OBJECTIVE: Look through the lines below and extract any with the word "this".

[Begin RECORDS FOR THE TASK]

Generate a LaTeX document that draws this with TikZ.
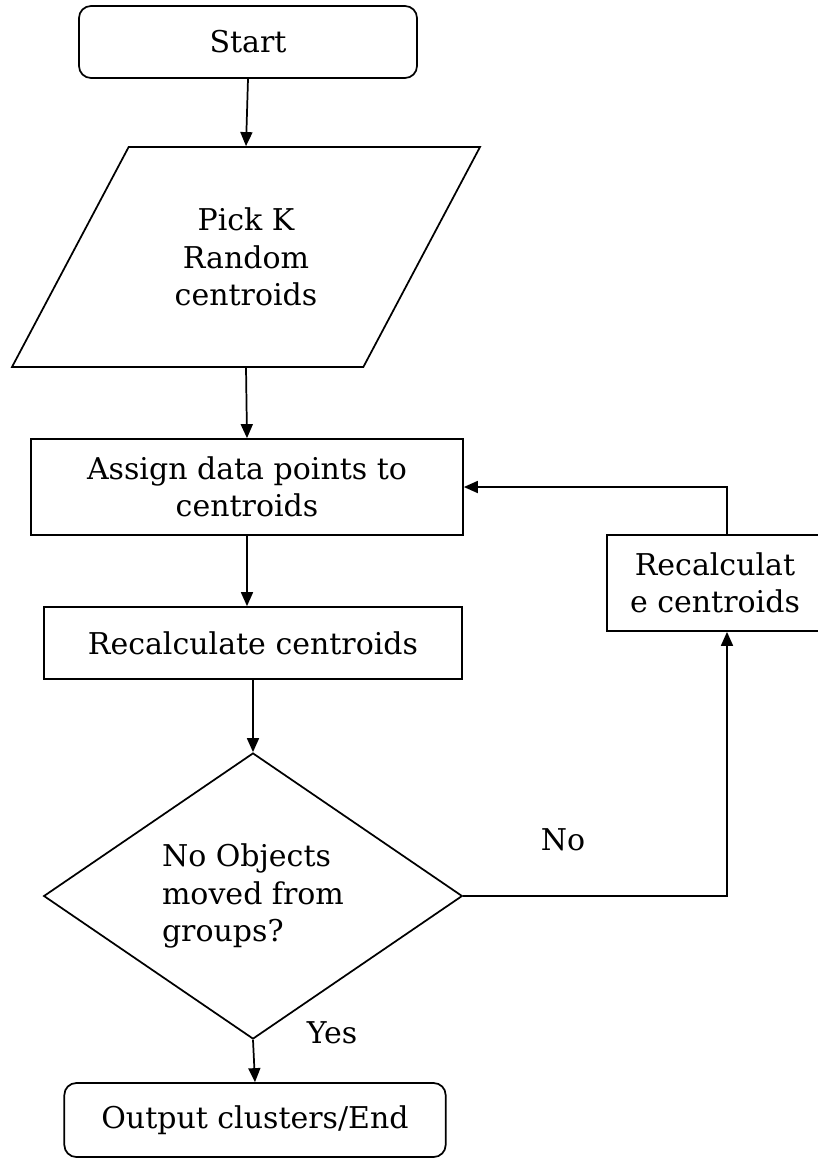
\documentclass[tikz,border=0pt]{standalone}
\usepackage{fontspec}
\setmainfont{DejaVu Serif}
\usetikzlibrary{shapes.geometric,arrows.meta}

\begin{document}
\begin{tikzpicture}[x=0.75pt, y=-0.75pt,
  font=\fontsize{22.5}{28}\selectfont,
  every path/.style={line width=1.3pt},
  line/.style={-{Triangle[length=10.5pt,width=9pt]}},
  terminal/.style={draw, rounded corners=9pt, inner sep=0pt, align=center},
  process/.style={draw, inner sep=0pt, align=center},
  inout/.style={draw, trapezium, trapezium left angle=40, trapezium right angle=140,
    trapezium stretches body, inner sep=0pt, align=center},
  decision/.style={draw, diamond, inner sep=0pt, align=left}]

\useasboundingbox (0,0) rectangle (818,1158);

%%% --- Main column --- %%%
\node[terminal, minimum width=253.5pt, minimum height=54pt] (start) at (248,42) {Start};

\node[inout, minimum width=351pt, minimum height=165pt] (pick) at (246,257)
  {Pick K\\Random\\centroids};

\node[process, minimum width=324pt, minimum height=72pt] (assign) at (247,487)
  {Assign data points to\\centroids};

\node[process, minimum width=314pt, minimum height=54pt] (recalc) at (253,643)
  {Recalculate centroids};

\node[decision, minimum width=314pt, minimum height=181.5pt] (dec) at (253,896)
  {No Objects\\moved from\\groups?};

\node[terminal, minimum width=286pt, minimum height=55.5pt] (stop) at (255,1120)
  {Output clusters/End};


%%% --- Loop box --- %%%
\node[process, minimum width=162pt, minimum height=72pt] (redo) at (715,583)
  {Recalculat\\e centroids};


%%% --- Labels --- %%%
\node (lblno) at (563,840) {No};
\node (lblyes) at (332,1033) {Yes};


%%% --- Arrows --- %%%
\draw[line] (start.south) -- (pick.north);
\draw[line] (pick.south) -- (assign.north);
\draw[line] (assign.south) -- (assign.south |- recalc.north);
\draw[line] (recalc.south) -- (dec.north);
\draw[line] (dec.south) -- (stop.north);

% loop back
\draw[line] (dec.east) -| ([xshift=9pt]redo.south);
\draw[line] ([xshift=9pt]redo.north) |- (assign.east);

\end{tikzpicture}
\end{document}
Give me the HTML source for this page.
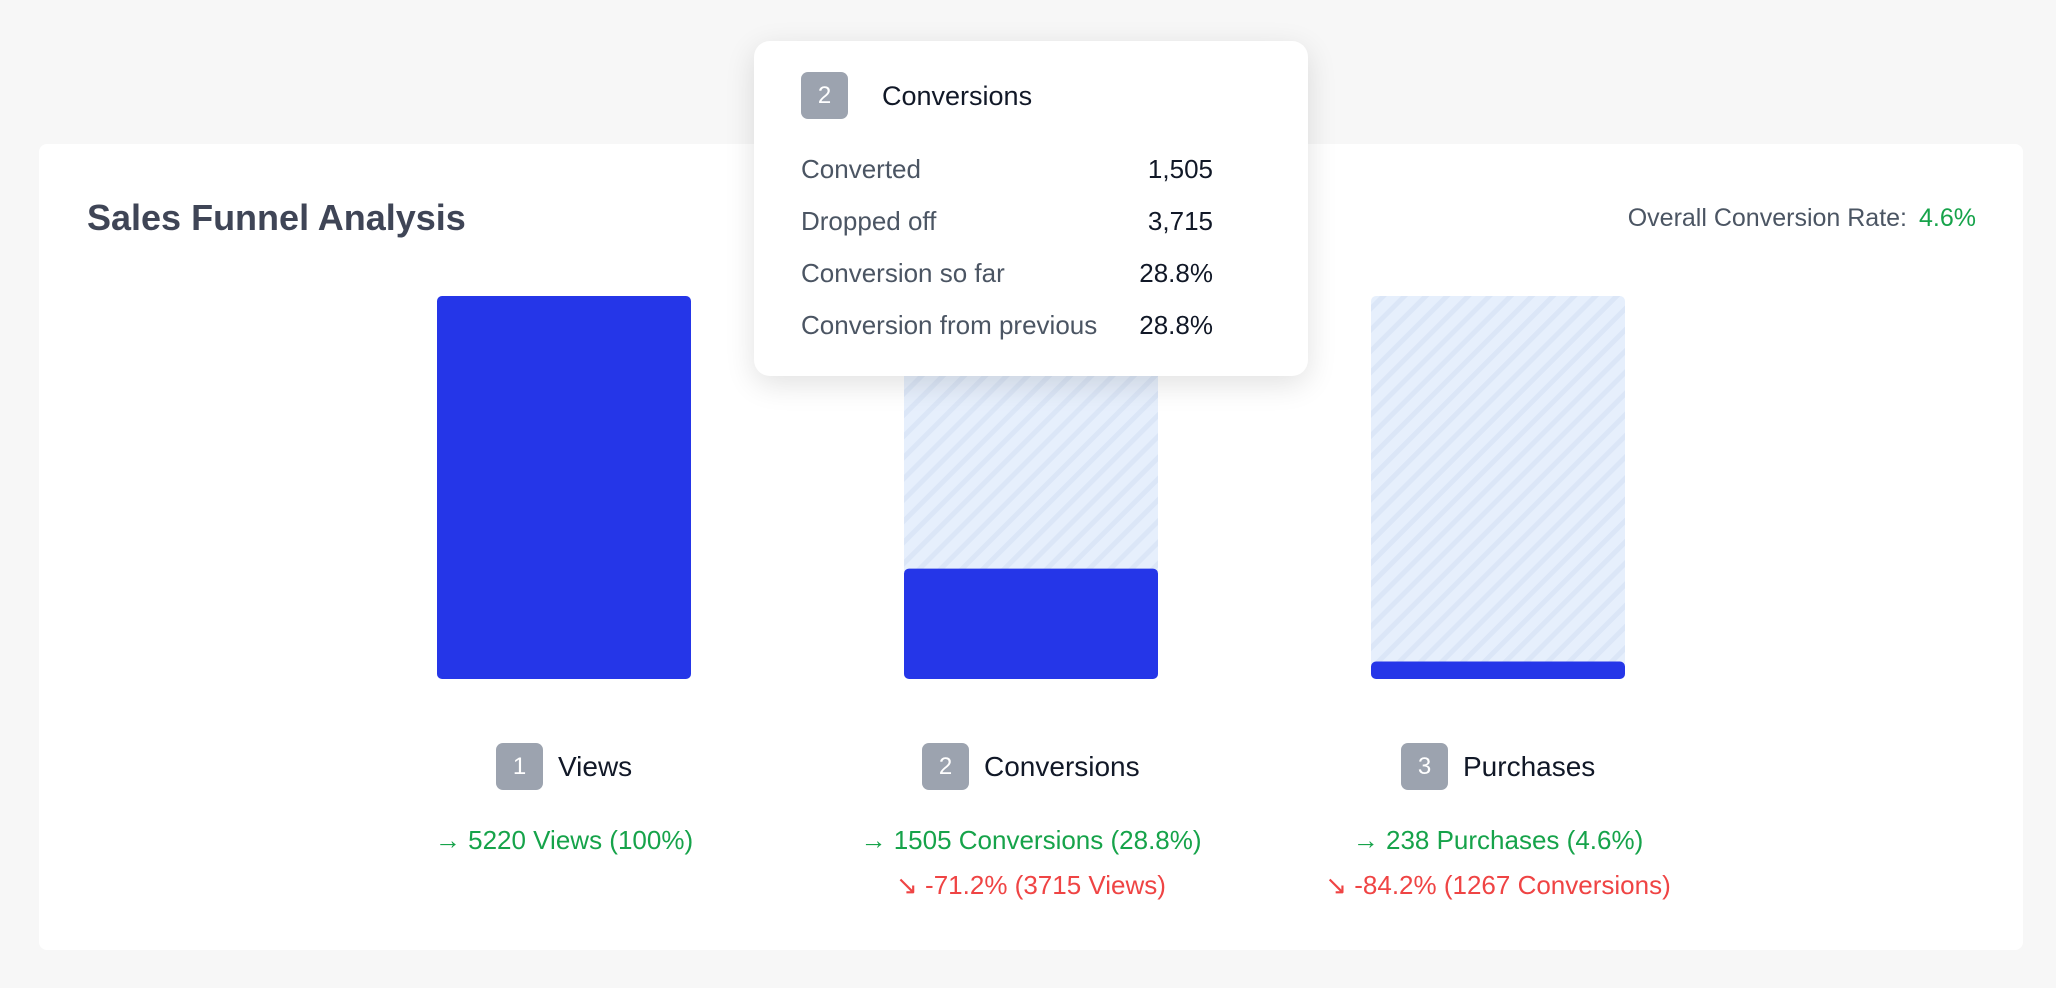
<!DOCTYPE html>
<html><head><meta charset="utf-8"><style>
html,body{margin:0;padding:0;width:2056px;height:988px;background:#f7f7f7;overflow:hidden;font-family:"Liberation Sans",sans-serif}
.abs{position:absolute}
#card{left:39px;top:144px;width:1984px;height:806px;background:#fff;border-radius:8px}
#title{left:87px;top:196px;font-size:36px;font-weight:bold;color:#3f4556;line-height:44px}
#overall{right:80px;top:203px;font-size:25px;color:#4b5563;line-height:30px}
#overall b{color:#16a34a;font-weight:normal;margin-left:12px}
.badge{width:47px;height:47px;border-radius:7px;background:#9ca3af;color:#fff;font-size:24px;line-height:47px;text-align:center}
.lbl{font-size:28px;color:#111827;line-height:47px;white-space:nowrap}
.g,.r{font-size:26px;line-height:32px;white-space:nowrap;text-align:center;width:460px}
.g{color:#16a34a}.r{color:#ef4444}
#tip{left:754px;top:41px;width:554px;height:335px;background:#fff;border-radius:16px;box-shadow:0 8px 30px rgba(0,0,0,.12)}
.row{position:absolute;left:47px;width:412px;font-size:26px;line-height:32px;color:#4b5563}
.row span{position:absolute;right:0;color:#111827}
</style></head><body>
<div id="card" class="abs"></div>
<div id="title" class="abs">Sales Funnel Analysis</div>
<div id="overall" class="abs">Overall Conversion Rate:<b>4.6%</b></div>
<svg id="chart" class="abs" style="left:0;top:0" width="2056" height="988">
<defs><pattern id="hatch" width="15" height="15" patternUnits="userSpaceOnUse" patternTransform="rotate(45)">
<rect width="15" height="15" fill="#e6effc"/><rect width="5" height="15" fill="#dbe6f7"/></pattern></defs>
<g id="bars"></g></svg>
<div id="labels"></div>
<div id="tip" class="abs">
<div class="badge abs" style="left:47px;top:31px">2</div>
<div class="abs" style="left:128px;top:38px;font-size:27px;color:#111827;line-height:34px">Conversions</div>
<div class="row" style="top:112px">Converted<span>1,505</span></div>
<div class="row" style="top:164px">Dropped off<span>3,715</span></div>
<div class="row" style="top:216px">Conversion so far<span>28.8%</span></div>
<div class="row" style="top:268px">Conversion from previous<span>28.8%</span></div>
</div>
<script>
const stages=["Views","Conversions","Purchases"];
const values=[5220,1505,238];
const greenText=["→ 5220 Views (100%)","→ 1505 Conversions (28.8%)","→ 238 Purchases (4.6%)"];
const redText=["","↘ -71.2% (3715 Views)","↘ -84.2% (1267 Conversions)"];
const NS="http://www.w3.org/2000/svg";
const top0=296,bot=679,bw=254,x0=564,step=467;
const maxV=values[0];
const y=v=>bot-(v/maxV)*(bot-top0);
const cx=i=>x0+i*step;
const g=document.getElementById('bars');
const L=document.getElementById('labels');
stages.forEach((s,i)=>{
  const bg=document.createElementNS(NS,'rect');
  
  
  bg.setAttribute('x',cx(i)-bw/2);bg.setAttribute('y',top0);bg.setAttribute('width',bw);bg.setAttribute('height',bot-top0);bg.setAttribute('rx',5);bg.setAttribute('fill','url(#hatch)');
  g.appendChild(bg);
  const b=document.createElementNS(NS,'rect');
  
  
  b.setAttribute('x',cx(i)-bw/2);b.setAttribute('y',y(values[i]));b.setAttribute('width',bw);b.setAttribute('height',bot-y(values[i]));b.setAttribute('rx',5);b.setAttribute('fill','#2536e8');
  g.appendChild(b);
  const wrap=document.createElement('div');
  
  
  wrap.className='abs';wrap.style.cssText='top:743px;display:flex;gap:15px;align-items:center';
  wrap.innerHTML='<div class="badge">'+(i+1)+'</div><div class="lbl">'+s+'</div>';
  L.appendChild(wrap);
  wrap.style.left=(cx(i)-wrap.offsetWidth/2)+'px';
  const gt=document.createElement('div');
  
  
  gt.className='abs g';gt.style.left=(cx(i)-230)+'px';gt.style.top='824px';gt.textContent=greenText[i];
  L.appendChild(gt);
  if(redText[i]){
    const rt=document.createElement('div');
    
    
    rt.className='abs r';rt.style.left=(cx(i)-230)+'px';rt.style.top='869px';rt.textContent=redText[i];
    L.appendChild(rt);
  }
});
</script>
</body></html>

[End RECORDS FOR THE TASK]

RESULT OF THE TASK:
Generate a LaTeX document that draws this with TikZ.
Give me the HTML source for this page.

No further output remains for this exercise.